Similarly, given a map $\mu : W' \to M$ defined on an open $W' \subset \mathbb R^m$, we can say that $\mu$ is $\mathcal C^k$ with respect to a chart $(U,\phi)$ if $\phi \circ \mu : W' \cap \mu^{-1}(U) \to U'$ is $\mathcal C^k$ in the sense of multivariable calculus. Again this depends on the chart.
Thus for a topological manifold $M$ we are not able to give an "absolute definition" for maps $f : M \to \mathbb R^m$ and $\mu : W' \to M$ being $\mathcal C^k$. We can only define $f$ and $\mu$ to be $\mathcal C^k$ with respect to a given topological atlas $\mathcal A$ on $M$ in the sense that $f \circ \phi^{-1} : U' \to \mathbb R^m$ and $\phi \circ \mu : W' \cap \mu^{-1}(U) \to U'$ are $\mathcal C^k$ for all charts in $\mathcal A$.
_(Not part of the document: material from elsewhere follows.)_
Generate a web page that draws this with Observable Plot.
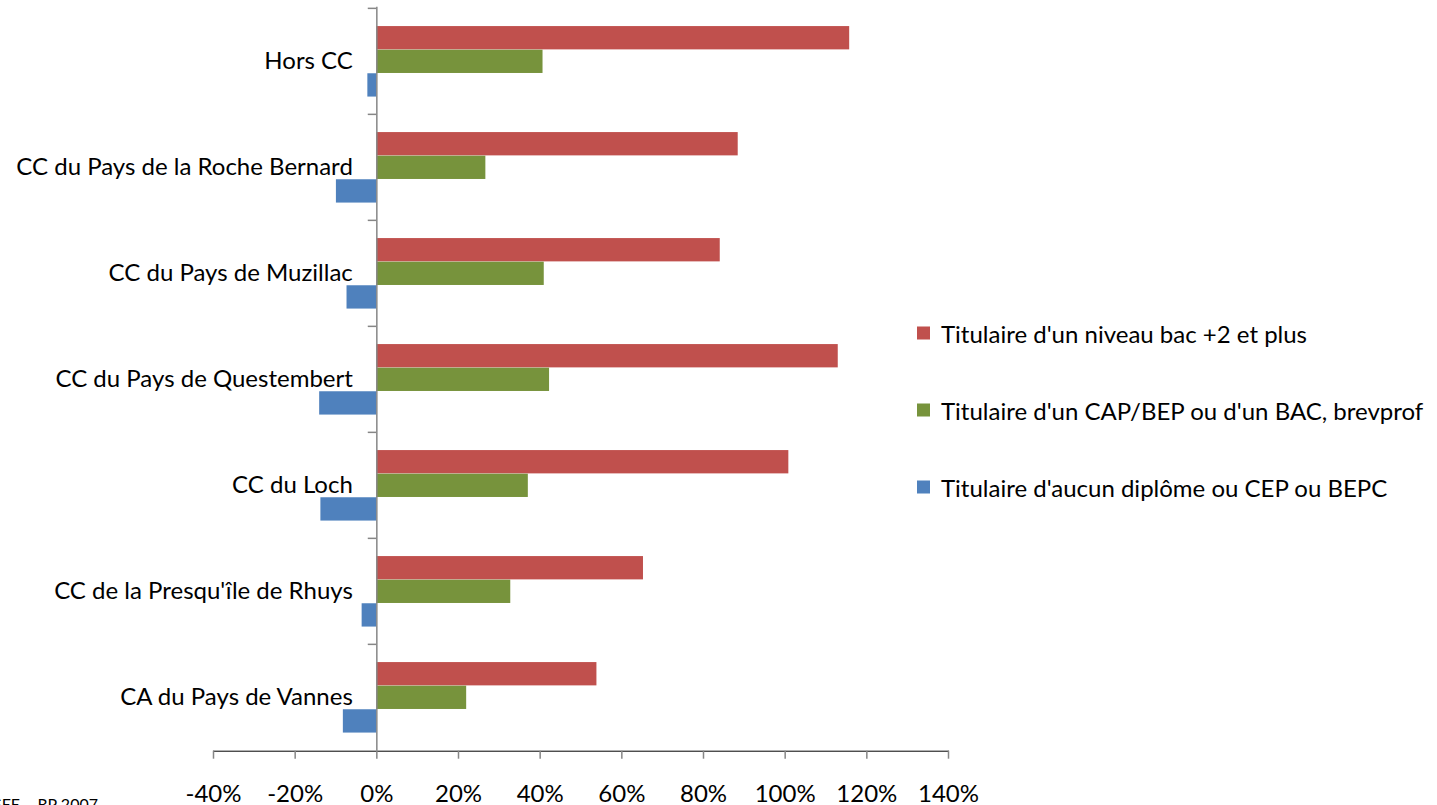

It is moreover desirable to work with a fixed topological atlas $\mathcal A$ on $M$ which determines whether any given $f : M \to \mathbb R^m$ is $\mathcal C^k$ and whether any given $\mu: W' \to M$ is $\mathcal C^k$; and more generally, whether any given $g : W \to \mathbb R^m$ defined on an open subset $W \subset M$ and any given $\mu : W' \to W$ are $\mathcal C^k$ with respect to the induced atlas $\mathcal A \cap W  = \{(U \cap W, \phi \mid_{U \cap W}) \mid (U,\phi) \in \mathcal A \}$.
The atlas $\mathcal A$ has the property that for each chart $(U,\phi) \in \mathcal A$ the maps $\phi : U \to U'$ and $\phi^{-1} : U' \to U$ are $\mathcal C^k$ with respect to $(U,\phi)$: Simply observe that $\phi \circ \phi^{-1} = id_{U'}$. But this does not mean that they are $\mathcal C^k$ with respect to $\mathcal A$ since this depends also on the other charts in $\mathcal A$.
An obvious requirement is that $\phi$ and $ \phi^{-1}$ should be $\mathcal C^k$ with respect to $\mathcal A$. It is easy to see that this requirement is equivalent to the following:
For any two charts $(U,\phi)$ and $(V,\psi)$, the transition functions
$$\psi \circ \phi^{-1} : \phi(U \cap V ) \to  U \cap V \to \psi (U \cap V)$$
$$\phi \circ \psi^{-1} : \psi(U \cap V ) \to  U \cap V \to \phi(U \cap V)$$
are $\mathcal C^k$  in the sense of multivariable calculus. If  $\mathcal A$ has this property, it is called a $\mathcal C^k$ atlas on $M$.
For a $\mathcal C^k$ atlas $\mathcal A$ all maps $\phi$ and $\phi^{-1}$ determined by the charts in  $\mathcal A$ are $\mathcal C^k$ diffeomorphisms - but not in an absolute sense, it depends on the atlas $\mathcal A$. With respect to another $\mathcal C^k$ atlas on $M$ they may be no longer $\mathcal C^k$.
In that sense it is tautological to say that $\phi$ and $\phi^{-1}$ are $\mathcal C^k$ diffeomorphisms. But we must be aware that this simple statement is based on the preceding development of a whole theory of $\mathcal C^k$ manifolds and $\mathcal C^k$ maps.